I started on the net in November 1991 when I was a student at the Colorado School of Mines. I was among a small group of people there
who become quickly addicted to a chat system called the Haven. It was written by Chris Eleveld (who was a student at Purdue at the time),
and used a single server to host about 20-30 users at a time. It grew into a large and somewhat pathological subculture from there...
I remember seeing an early message about this thing called the World Wide Web, and thinking to myself "Geez, what a dorky name.
Hypertext? What the hell? That doesn't sound useful to me."
I also remember back when the signal-to-noise ratio on Usenet was so low that you could read every message (in certain groups) and not
have it be a waste of your time. I remember when the first people to spam Usenet, Canter and Siegel, were widely reviled and attacked for
their sacrilege.
I have wistful memories of the time when sending an unwanted email message was utterly unthinkable.
When I started on the Internet, it was just a place for freaks, and I liked it that way, being somewhat of a freak myself.
I have seen much of the goodness of the culture and ethos of my early net days gradually obliterated as more and more non-freaks came
aboard. This has been a great loss, to me, even as many new and good things have resulted that were never possible when the internet
was just a fringe thing.
In a way, I am not sad to see many of the dotcoms fail, because I felt from the beginning that they were largely interlopers in this space that
wasn't created for them.
I don't begrudge useful and valuable dotcoms their existence, of course; it's the gold-rush mentality that bothered me, the sense that the net
was merely a resource to be exploited for commercial gain (and even worse, the belief that this was the highest purpose of the net).
I'm not sad to see that foolish, greedy plans laid on those foundations have often foundered.
I'm quite thrilled by the whole weblogging "movement", or whatever you want to call it. To me, it epitomizes something that's only possible on
the net, and that involves people doing something for the benefit it gives them rather than for money.
When I see how independent and varied weblogs and online journals are, it makes me very happy.

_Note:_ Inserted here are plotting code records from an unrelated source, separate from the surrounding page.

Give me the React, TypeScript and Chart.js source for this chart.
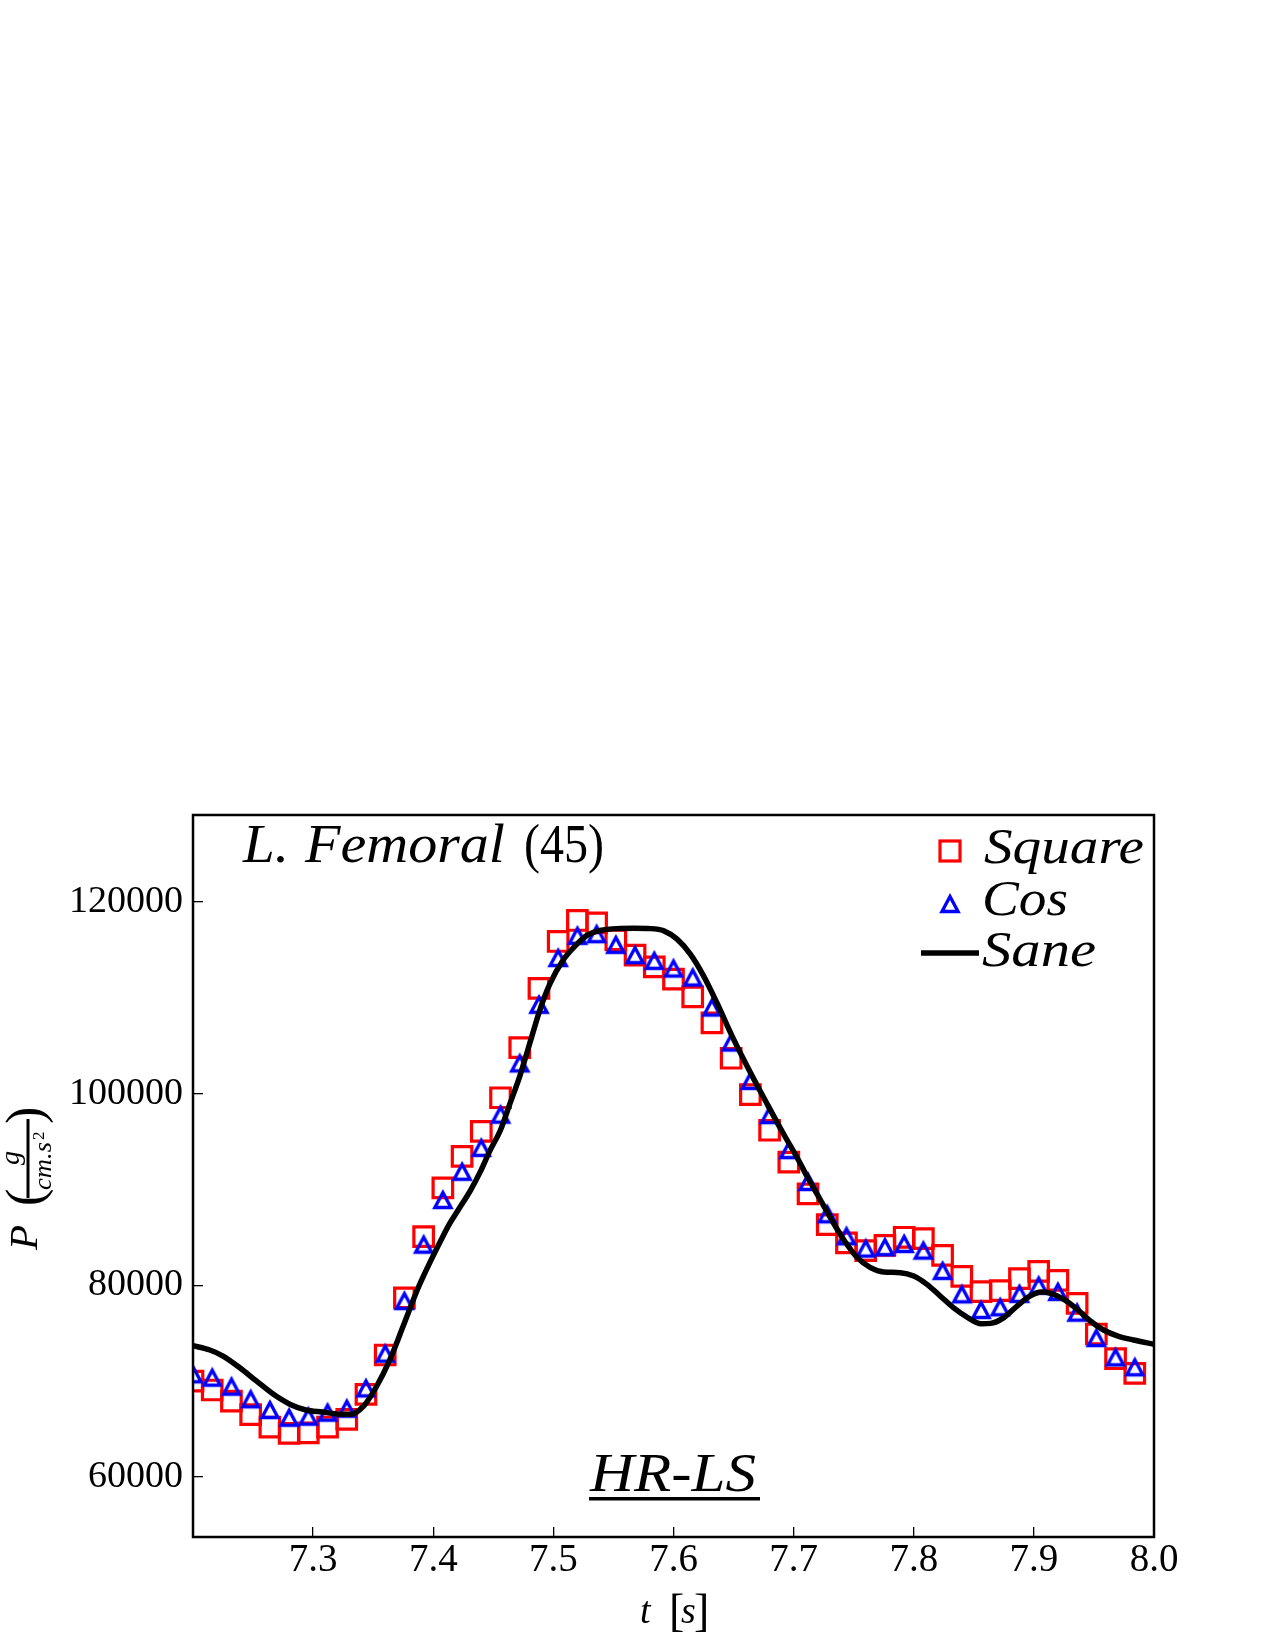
import React, { useEffect, useRef } from "react";
import { Chart, registerables } from "chart.js";

Chart.register(...registerables);

// Sample instants of the marker series (s)
const sampleTimes = [
  7.2, 7.216, 7.232, 7.248, 7.264, 7.28, 7.296, 7.312, 7.328, 7.344,
  7.36, 7.376, 7.392, 7.408, 7.424, 7.44, 7.456, 7.472, 7.488, 7.504,
  7.52, 7.536, 7.552, 7.568, 7.584, 7.6, 7.616, 7.632, 7.648, 7.664,
  7.68, 7.696, 7.712, 7.728, 7.744, 7.76, 7.776, 7.792, 7.808, 7.824,
  7.84, 7.856, 7.872, 7.888, 7.904, 7.92, 7.936, 7.952, 7.968, 7.984,
];

// Pressure, square-wave inflow (g/(cm.s^2))
const squareValues = [
  70000, 69080, 67930, 66510, 65220, 64560, 64600, 65220, 66020, 68630,
  72730, 78680, 85080, 90160, 93440, 96050, 99560, 104780, 110970, 115860,
  118050, 117800, 116030, 114430, 113210, 111930, 110080, 107370, 103680, 99890,
  96170, 92840, 89530, 86330, 84420, 83620, 84170, 85010, 84870, 83130,
  80940, 79340, 79440, 80700, 81460, 80520, 78120, 74920, 72350, 70820,
];

// Pressure, cosine inflow (g/(cm.s^2))
const cosValues = [
  70720, 70370, 69430, 68110, 66990, 66190, 66300, 66720, 67130, 69250,
  72870, 78360, 84240, 88900, 91840, 94330, 97800, 103140, 109260, 114130,
  116450, 116620, 115510, 114430, 113840, 113040, 112100, 108970, 105320, 101320,
  97750, 94100, 90780, 87410, 85110, 83830, 83970, 84310, 83620, 81500,
  79060, 77430, 77710, 79100, 79970, 79310, 77150, 74500, 72490, 71450,
];

// Reference solution curve
const saneTimes = [
  7.2, 7.214, 7.225, 7.239, 7.253, 7.267, 7.281, 7.294, 7.308, 7.322,
  7.331, 7.342, 7.353, 7.364, 7.375, 7.386, 7.392, 7.4, 7.408, 7.414,
  7.42, 7.431, 7.439, 7.447, 7.456, 7.464, 7.472, 7.481, 7.489, 7.497,
  7.508, 7.519, 7.528, 7.539, 7.553, 7.567, 7.581, 7.592, 7.603, 7.614,
  7.625, 7.636, 7.65, 7.664, 7.678, 7.692, 7.703, 7.711, 7.722, 7.736,
  7.742, 7.753, 7.764, 7.775, 7.789, 7.8, 7.811, 7.822, 7.833, 7.845,
  7.856, 7.864, 7.875, 7.886, 7.897, 7.906, 7.914, 7.925, 7.936, 7.947,
  7.958, 7.97, 7.983, 8.0,
];
const saneValues = [
  73700, 73250, 72620, 71400, 70000, 68630, 67580, 67000, 66780, 66560,
  66540, 67400, 69500, 72280, 75750, 79300, 81000, 83100, 85100, 86500,
  87700, 89900, 91800, 94000, 96200, 99000, 101800, 105500, 108800, 111400,
  113900, 115500, 116500, 117000, 117200, 117230, 117200, 116970, 116100, 114530,
  112270, 109490, 105670, 102190, 98900, 95700, 93300, 91400, 88970, 85900,
  84700, 82890, 81850, 81390, 81320, 80970, 80100, 78890, 77670, 76630,
  76000, 76030, 76630, 77840, 78890, 79300, 79170, 78540, 77500, 76280,
  75340, 74710, 74300, 73840,
];

const seriesNames = ["Square", "Cos", "Sane"];
const xTickValues = [7.3, 7.4, 7.5, 7.6, 7.7, 7.8, 7.9, 8.0];
const yTickValues = [60000, 80000, 100000, 120000];
const xRange = [7.2, 8.0];
const yRange = [53750, 129050];

const SERIF = "'Liberation Serif', 'Times New Roman', serif";
const RED = "#ff0000";
const BLUE = "#0000ff";

type Seg = { text: string; x: number; y: number; size: number; italic?: boolean; width?: number };

function drawSeg(ctx: CanvasRenderingContext2D, s: Seg) {
  ctx.save();
  ctx.font = `${s.italic ? "italic " : ""}${s.size}px ${SERIF}`;
  ctx.textAlign = "left";
  ctx.textBaseline = "alphabetic";
  const w = ctx.measureText(s.text).width;
  ctx.translate(s.x, s.y);
  if (s.width && w > 0) ctx.scale(s.width / w, 1);
  ctx.fillText(s.text, 0, 0);
  ctx.restore();
}

// Hollow upward triangle used as the marker of the cosine series
function makeTriangle(color: string): HTMLCanvasElement {
  const size = 34;
  const c = document.createElement("canvas");
  c.width = size;
  c.height = size;
  const g = c.getContext("2d")!;
  const w = 16;
  const h = 15;
  const m = size / 2;
  g.strokeStyle = color;
  g.lineWidth = 3.4;
  g.lineJoin = "miter";
  g.beginPath();
  g.moveTo(m, m - h / 2);
  g.lineTo(m + w / 2, m + h / 2);
  g.lineTo(m - w / 2, m + h / 2);
  g.closePath();
  g.stroke();
  return c;
}

const decorations = {
  id: "decorations",
  afterDraw(chart: any) {
    const ctx: CanvasRenderingContext2D = chart.ctx;
    const a = chart.chartArea;
    ctx.save();
    ctx.fillStyle = "#000";
    ctx.strokeStyle = "#000";

    // axes frame
    ctx.lineWidth = 2.5;
    ctx.strokeRect(a.left, a.top, a.right - a.left, a.bottom - a.top);

    // panel title
    drawSeg(ctx, { text: "L.", x: 243, y: 862, size: 54, italic: true, width: 46 });
    drawSeg(ctx, { text: "Femoral", x: 305, y: 862, size: 54, italic: true, width: 200 });
    drawSeg(ctx, { text: "(45)", x: 524, y: 862, size: 54, width: 80 });

    // case label
    drawSeg(ctx, { text: "HR-LS", x: 590, y: 1491, size: 54, italic: true, width: 166 });
    ctx.fillRect(589, 1497, 171, 3.5);

    // legend
    const ds = chart.data.datasets;
    ctx.save();
    ctx.strokeStyle = ds[2].borderColor;
    ctx.lineWidth = 3.2;
    ctx.lineJoin = "miter";
    ctx.strokeRect(950 - 10, 851 - 10, 20, 20);
    ctx.restore();
    const tri = ds[1].pointStyle as HTMLCanvasElement;
    ctx.drawImage(tri, 950 - tri.width / 2, 904 - tri.height / 2);
    ctx.save();
    ctx.strokeStyle = ds[0].borderColor;
    ctx.lineWidth = 5.5;
    ctx.beginPath();
    ctx.moveTo(921, 953);
    ctx.lineTo(979, 953);
    ctx.stroke();
    ctx.restore();
    drawSeg(ctx, { text: seriesNames[0], x: 984, y: 863, size: 51, italic: true, width: 160 });
    drawSeg(ctx, { text: seriesNames[1], x: 982, y: 915, size: 51, italic: true, width: 86 });
    drawSeg(ctx, { text: seriesNames[2], x: 982, y: 966, size: 51, italic: true, width: 114 });

    // x-axis title: t [s]
    drawSeg(ctx, { text: "t", x: 640, y: 1623, size: 38, italic: true });
    drawSeg(ctx, { text: "[", x: 669, y: 1626, size: 46 });
    drawSeg(ctx, { text: "s", x: 681, y: 1623, size: 38, italic: true });
    drawSeg(ctx, { text: "]", x: 694, y: 1626, size: 46 });

    // y-axis title: P (g / cm.s^2), written bottom to top
    ctx.save();
    ctx.rotate(-Math.PI / 2); // (u, v) -> screen (v, -u)
    drawSeg(ctx, { text: "P", x: -1250, y: 37, size: 41, italic: true });
    drawSeg(ctx, { text: "(", x: -1206, y: 42, size: 52 });
    drawSeg(ctx, { text: ")", x: -1124, y: 42, size: 52 });
    ctx.font = `italic 28px ${SERIF}`;
    ctx.textAlign = "center";
    ctx.fillText("g", -1158, 19);
    drawSeg(ctx, { text: "cm.s", x: -1190, y: 51, size: 26, italic: true, width: 48 });
    drawSeg(ctx, { text: "2", x: -1140, y: 44, size: 17 });
    ctx.restore();
    ctx.fillRect(26.5, 1119, 3, 79);

    ctx.restore();
  },
};

export default function App() {
  const canvasRef = useRef<HTMLCanvasElement | null>(null);

  useEffect(() => {
    const canvas = canvasRef.current;
    if (!canvas) return;
    const triangle = makeTriangle(BLUE);

    const chart = new Chart(canvas, {
      type: "scatter",
      data: {
        datasets: [
          {
            label: seriesNames[2],
            data: saneTimes.map((t, i) => ({ x: t, y: saneValues[i] })),
            showLine: true,
            borderColor: "#000000",
            borderWidth: 5.5,
            pointRadius: 0,
            cubicInterpolationMode: "monotone",
            clip: 0,
            order: 1,
          },
          {
            label: seriesNames[1],
            data: sampleTimes.map((t, i) => ({ x: t, y: cosValues[i] })),
            showLine: false,
            pointStyle: triangle,
            pointRadius: 10,
            borderColor: BLUE,
            clip: 0,
            order: 2,
          },
          {
            label: seriesNames[0],
            data: sampleTimes.map((t, i) => ({ x: t, y: squareValues[i] })),
            showLine: false,
            pointStyle: "rect",
            pointRadius: 13.8,
            borderWidth: 3.2,
            borderColor: RED,
            backgroundColor: "rgba(0,0,0,0)",
            clip: 0,
            order: 3,
          },
        ],
      },
      options: {
        animation: false,
        responsive: false,
        devicePixelRatio: 1,
        events: [],
        layout: { padding: { top: 815, right: 121, bottom: 0, left: 0 } },
        plugins: {
          legend: { display: false },
          tooltip: { enabled: false },
          title: { display: false },
        },
        scales: {
          x: {
            type: "linear",
            min: xRange[0],
            max: xRange[1],
            afterBuildTicks: (scale: any) => {
              scale.ticks = xTickValues.map((v) => ({ value: v }));
            },
            afterFit: (scale: any) => {
              scale.height = 113;
            },
            ticks: {
              callback: (v: any) => Number(v).toFixed(1),
              font: { family: SERIF, size: 39 },
              color: "#000",
              padding: 10,
              maxRotation: 0,
              autoSkip: false,
            },
            grid: {
              drawOnChartArea: false,
              drawTicks: true,
              tickLength: -10,
              color: "#000",
              lineWidth: 1.3,
            },
            border: { display: false },
          },
          y: {
            type: "linear",
            min: yRange[0],
            max: yRange[1],
            afterBuildTicks: (scale: any) => {
              scale.ticks = yTickValues.map((v) => ({ value: v }));
            },
            afterFit: (scale: any) => {
              scale.width = 193;
            },
            ticks: {
              callback: (v: any) => String(v),
              font: { family: SERIF, size: 38 },
              color: "#000",
              padding: 20,
              autoSkip: false,
            },
            grid: {
              drawOnChartArea: false,
              drawTicks: true,
              tickLength: -10,
              color: "#000",
              lineWidth: 1.3,
            },
            border: { display: false },
          },
        },
      } as any,
      plugins: [decorations],
    });

    return () => chart.destroy();
  }, []);

  return (
    <div style={{ position: "absolute", left: 0, top: 0, width: 1275, height: 1650, background: "#fff" }}>
      <canvas ref={canvasRef} width={1275} height={1650} style={{ display: "block" }} />
    </div>
  );
}
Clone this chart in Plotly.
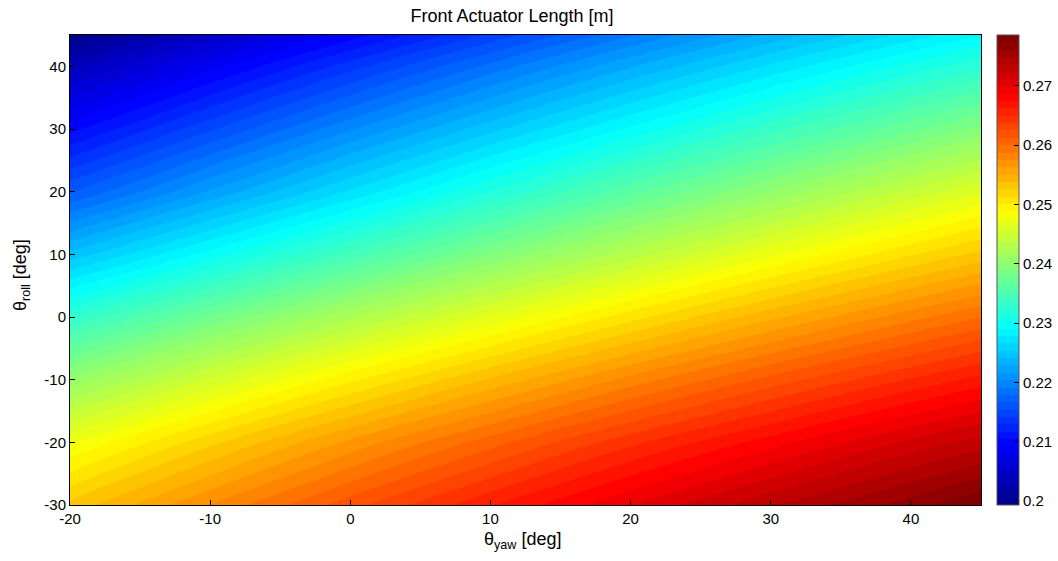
import plotly.graph_objects as go

# Grid of yaw / roll angles (deg)
yaw = [-20, -10, 0, 10, 20, 30, 40, 45]
roll = [-30, -20, -10, 0, 10, 20, 30, 40, 45]

# Front actuator length [m], one row per roll angle (rows follow `roll`, columns follow `yaw`)
length_roll_m30 = [0.2530, 0.2576, 0.2620, 0.2661, 0.2699, 0.2735, 0.2768, 0.2786]
length_roll_m20 = [0.2475, 0.2522, 0.2566, 0.2607, 0.2646, 0.2681, 0.2715, 0.2730]
length_roll_m10 = [0.2405, 0.2453, 0.2498, 0.2540, 0.2580, 0.2617, 0.2651, 0.2667]
length_roll_0 = [0.2328, 0.2378, 0.2424, 0.2467, 0.2508, 0.2547, 0.2583, 0.2600]
length_roll_10 = [0.2245, 0.2296, 0.2344, 0.2390, 0.2433, 0.2474, 0.2512, 0.2530]
length_roll_20 = [0.2165, 0.2218, 0.2268, 0.2316, 0.2361, 0.2403, 0.2443, 0.2462]
length_roll_30 = [0.2100, 0.2152, 0.2202, 0.2249, 0.2293, 0.2335, 0.2374, 0.2393]
length_roll_40 = [0.2035, 0.2087, 0.2136, 0.2183, 0.2227, 0.2268, 0.2307, 0.2325]
length_roll_45 = [0.1995, 0.2048, 0.2098, 0.2145, 0.2190, 0.2232, 0.2271, 0.2290]

z = [length_roll_m30, length_roll_m20, length_roll_m10, length_roll_0,
     length_roll_10, length_roll_20, length_roll_30, length_roll_40, length_roll_45]

# Axis ticks (hyphen-minus labels)
x_ticks = [-20, -10, 0, 10, 20, 30, 40]
x_text = ["-20", "-10", "0", "10", "20", "30", "40"]
y_ticks = [-30, -20, -10, 0, 10, 20, 30, 40]
y_text = ["-30", "-20", "-10", "0", "10", "20", "30", "40"]

# Colour limits and colourbar ticks
cmin, cmax = 0.1993, 0.2786
cbar_ticks = [0.20, 0.21, 0.22, 0.23, 0.24, 0.25, 0.26, 0.27]
cbar_text = ["0.2", "0.21", "0.22", "0.23", "0.24", "0.25", "0.26", "0.27"]
n_levels = 64

jet = [
    [0.0, "rgb(0,0,143)"],
    [0.125, "rgb(0,0,255)"],
    [0.375, "rgb(0,255,255)"],
    [0.625, "rgb(255,255,0)"],
    [0.875, "rgb(255,0,0)"],
    [1.0, "rgb(128,0,0)"],
]

font = "Liberation Sans, Arial, Helvetica, sans-serif"
step = (cmax - cmin) / n_levels

# plot area in pixels: x 70..981, y 35..505
plot_w = 981 - 70
plot_h = 505 - 35
cb_left = (997 - 70) / plot_w
cb_tick = 5 / plot_w

fig = go.Figure(
    go.Contour(
        x=yaw,
        y=roll,
        z=z,
        zmin=cmin,
        zmax=cmax,
        colorscale=jet,
        contours=dict(coloring="fill", start=cmin + step, end=cmax - step / 2,
                      size=step, showlines=False),
        line=dict(width=0),
        colorbar=dict(
            x=cb_left, xanchor="left", xref="paper",
            y=0.5, yanchor="middle", len=1.0, lenmode="fraction",
            thickness=22, outlinewidth=1, outlinecolor="#555555",
            tickvals=cbar_ticks, ticktext=cbar_text,
            ticks="inside", ticklen=5, tickcolor="black",
            tickfont=dict(family=font, size=15, color="black"),
            ypad=0, xpad=0,
        ),
    )
)

# tick marks on the left edge of the colourbar as well
for v in cbar_ticks:
    yp = (v - cmin) / (cmax - cmin)
    fig.add_shape(type="line", xref="paper", yref="paper",
                  x0=cb_left, x1=cb_left + cb_tick, y0=yp, y1=yp,
                  line=dict(color="black", width=1))

fig.update_layout(
    width=1058,
    height=561,
    margin=dict(l=70, r=77, t=35, b=56, autoexpand=False),
    paper_bgcolor="white",
    plot_bgcolor="white",
    font=dict(family=font, size=15, color="black"),
    title=dict(text="Front Actuator Length [m]", x=(512 - 70) / plot_w, xref="paper",
               xanchor="center", y=1 - 16 / 561, yanchor="middle", font=dict(size=18)),
    annotations=[
        dict(text="θ<sub>yaw</sub> [deg]", xref="paper", yref="paper",
             x=(522 - 70) / plot_w, y=-(540 - 505) / plot_h,
             xanchor="center", yanchor="middle", showarrow=False,
             font=dict(size=18)),
        dict(text="θ<sub>roll</sub> [deg]", xref="paper", yref="paper",
             x=-(70 - 21) / plot_w, y=(505 - 275) / plot_h,
             xanchor="center", yanchor="middle", showarrow=False,
             textangle=-90, font=dict(size=18)),
    ],
)

fig.update_xaxes(
    range=[-20, 45], tickvals=x_ticks, ticktext=x_text,
    ticks="inside", ticklen=5, tickcolor="black",
    showline=True, linecolor="black", linewidth=1, mirror=True,
    showgrid=False, zeroline=False,
)
fig.update_yaxes(
    range=[-30, 45], tickvals=y_ticks, ticktext=y_text,
    ticks="inside", ticklen=5, tickcolor="black",
    showline=True, linecolor="black", linewidth=1, mirror=True,
    showgrid=False, zeroline=False,
)

fig.write_html("out.html")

Just think - those of us who write weblogs will have an amazing record of what it was like to live our lives during the times when we recorded
what struck us in our logs. This is something that historically has only happened occasionally, with those who were especially dedicated
diarists.
I have found a great sense of satisfaction in writing my weblog, and I've realized what I like so much about it - I use my weblog to share my
experience of being alive.
If I died tomorrow, my daughter would have a window into who her mother was, what I thought was beautiful and good in the world, what
bothered me, what I cared about, and most importantly, what she meant to me.
I think sometimes of the Zen saying, "Live your life as though you are already dead." There is a day, sometime in the future, already
occupying a box to itself on the calendar, which is the first day that you will never see.
It waits for you, no matter what you do. You will probably not know in advance which one it is, and in the end, the name of the day doesn't
matter as much as what you make of your life in the days preceding it.
You see, my weblog is my epitaph. And I get to write it. What a privilege!